There are portions of Scripture where one gets the feeling that a person of means and influence ought to tighten his or her spiritual seat belt. To recall the words of the airline pilot: “We have some turbulence in our flight path.”
How might we characterize the man in this story, who approached Jesus with a question? Was he a seeker? Even a would-be generous giver? Let’s at least assume this: He was a man driven by goodness and the correct kind of curiosity. He was drawn to Jesus, and he appeared to have launched his question not in an attempt to embarrass Jesus but rather to learn from him. Perhaps he was seeking a genuine change of life and inner perspective instead of merely dabbling in religious speculation.
“What must I do to obtain eternal life?” It is the mother of all questions, for in the correct answer is the seed of all other answers to life’s questions. Find out this answer and you can follow it to everything else you should do and should be. This young man was smart enough to know that.
The young man seemed fairly confident as the dialogue began to unfold. Jesus’ answer took him first to the core of the law, a compelling law to all of us. Don’t dare ignore it: “Obey the commandments.” The inquirer responded, This is how I’ve been living. In a very basic sense, he was probably speaking the truth. He had committed his life to living by these laws. Probably there were not significant lapses in his performance. This was likely a very good man speaking.
“What do I still lack?” Two possible interpretations of this question lie before us. The first suggests that he is saying, Why don’t I feel better? Or, Why do I have this feeling that this is not enough? A second interpretation: What unique teaching are you bringing to the moment that I don’t know about or haven’t done? One has the feeling that this man genuinely wanted new insight.

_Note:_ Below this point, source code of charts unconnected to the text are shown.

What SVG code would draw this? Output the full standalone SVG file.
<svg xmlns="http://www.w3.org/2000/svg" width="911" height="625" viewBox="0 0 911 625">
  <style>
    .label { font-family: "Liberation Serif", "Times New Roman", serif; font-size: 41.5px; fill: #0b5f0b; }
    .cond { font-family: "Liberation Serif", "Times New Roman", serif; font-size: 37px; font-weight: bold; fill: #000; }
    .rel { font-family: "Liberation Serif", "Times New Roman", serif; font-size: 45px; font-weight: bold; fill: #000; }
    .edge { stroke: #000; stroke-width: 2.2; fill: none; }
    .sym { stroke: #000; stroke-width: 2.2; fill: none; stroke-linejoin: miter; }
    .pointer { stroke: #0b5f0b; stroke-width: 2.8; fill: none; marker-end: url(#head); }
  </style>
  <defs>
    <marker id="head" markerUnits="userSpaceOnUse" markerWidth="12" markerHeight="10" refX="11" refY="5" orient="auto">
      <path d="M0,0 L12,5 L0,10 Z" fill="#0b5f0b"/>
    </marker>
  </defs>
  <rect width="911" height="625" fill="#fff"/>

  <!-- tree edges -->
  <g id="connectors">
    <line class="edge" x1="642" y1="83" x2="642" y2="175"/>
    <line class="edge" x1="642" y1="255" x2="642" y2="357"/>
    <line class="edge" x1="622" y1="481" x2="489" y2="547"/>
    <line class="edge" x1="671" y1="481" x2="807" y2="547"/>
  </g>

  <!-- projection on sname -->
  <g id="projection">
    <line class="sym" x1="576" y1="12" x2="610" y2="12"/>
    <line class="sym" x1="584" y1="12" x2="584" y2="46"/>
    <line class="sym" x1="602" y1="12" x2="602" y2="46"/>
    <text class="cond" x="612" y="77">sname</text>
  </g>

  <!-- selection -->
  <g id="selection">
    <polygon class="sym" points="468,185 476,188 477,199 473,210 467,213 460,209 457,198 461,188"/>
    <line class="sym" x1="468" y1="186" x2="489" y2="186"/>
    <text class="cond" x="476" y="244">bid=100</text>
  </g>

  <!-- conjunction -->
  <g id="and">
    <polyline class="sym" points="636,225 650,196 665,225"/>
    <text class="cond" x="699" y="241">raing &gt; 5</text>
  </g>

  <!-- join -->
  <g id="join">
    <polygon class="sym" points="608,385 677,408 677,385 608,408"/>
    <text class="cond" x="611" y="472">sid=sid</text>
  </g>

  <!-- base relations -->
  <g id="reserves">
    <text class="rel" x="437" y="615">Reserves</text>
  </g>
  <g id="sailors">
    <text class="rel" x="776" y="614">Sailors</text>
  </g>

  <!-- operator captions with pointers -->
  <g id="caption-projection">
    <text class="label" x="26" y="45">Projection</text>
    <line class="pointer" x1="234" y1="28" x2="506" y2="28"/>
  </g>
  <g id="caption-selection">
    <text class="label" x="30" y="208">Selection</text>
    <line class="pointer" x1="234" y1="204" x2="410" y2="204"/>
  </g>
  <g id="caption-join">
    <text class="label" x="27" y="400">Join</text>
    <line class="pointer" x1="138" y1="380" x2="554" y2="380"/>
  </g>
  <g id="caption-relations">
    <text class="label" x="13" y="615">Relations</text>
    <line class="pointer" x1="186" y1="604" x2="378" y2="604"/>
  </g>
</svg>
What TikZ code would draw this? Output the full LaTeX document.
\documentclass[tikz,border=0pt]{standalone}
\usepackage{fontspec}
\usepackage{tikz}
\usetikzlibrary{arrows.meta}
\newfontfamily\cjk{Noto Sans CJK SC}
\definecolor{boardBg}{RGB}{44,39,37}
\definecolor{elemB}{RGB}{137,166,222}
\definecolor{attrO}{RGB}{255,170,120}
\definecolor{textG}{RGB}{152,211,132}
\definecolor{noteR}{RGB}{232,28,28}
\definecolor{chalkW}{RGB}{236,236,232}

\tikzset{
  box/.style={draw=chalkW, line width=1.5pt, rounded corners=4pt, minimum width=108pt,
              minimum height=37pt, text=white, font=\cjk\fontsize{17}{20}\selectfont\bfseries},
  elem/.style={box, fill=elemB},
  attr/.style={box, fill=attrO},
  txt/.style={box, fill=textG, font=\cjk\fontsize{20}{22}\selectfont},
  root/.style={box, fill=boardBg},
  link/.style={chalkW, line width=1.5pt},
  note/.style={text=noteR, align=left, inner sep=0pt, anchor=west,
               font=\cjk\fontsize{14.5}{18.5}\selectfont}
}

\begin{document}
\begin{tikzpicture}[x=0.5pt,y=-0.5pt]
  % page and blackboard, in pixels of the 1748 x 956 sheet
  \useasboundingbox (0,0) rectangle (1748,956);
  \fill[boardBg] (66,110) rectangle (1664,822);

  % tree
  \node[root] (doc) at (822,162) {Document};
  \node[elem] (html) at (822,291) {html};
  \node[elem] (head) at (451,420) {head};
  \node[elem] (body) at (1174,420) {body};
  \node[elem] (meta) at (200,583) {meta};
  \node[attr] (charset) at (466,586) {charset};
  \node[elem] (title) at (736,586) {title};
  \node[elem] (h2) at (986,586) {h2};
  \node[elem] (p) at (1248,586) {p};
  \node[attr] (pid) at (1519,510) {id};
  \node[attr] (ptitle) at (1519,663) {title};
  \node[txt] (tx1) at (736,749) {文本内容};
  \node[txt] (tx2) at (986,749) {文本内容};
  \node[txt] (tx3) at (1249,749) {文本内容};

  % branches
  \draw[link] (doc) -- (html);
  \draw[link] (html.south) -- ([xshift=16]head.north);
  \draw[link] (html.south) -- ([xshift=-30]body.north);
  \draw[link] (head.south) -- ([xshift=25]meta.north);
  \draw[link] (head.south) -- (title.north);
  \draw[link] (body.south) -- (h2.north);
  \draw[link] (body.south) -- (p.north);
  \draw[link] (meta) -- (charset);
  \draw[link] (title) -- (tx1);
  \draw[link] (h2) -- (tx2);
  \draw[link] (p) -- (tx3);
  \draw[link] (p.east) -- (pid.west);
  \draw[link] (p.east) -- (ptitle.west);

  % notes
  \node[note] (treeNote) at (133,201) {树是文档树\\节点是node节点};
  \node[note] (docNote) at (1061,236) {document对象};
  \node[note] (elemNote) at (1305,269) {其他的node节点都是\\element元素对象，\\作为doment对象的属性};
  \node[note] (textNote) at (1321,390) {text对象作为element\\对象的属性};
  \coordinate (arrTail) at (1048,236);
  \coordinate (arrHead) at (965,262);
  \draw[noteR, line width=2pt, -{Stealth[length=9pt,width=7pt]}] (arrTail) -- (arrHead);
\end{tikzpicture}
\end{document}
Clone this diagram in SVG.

And, perhaps, he wanted a certain justification for the kind of life he was living.
If any of this is true, then the next part of the dialogue must have been a terrible shock to him. In baseball terminology, if he expected a pitch that he could hit out of the park, he was greatly mistaken. What he got was a high, hard, fast one. And it appears that he never saw it coming. He thought he was in control of this conversation. But he wasn’t.
A would-be generous giver who spends much time in the presence of Jesus will have these sorts of experiences occasionally. Better tighten your seat belt. There was turbulence then; there will be turbulence again.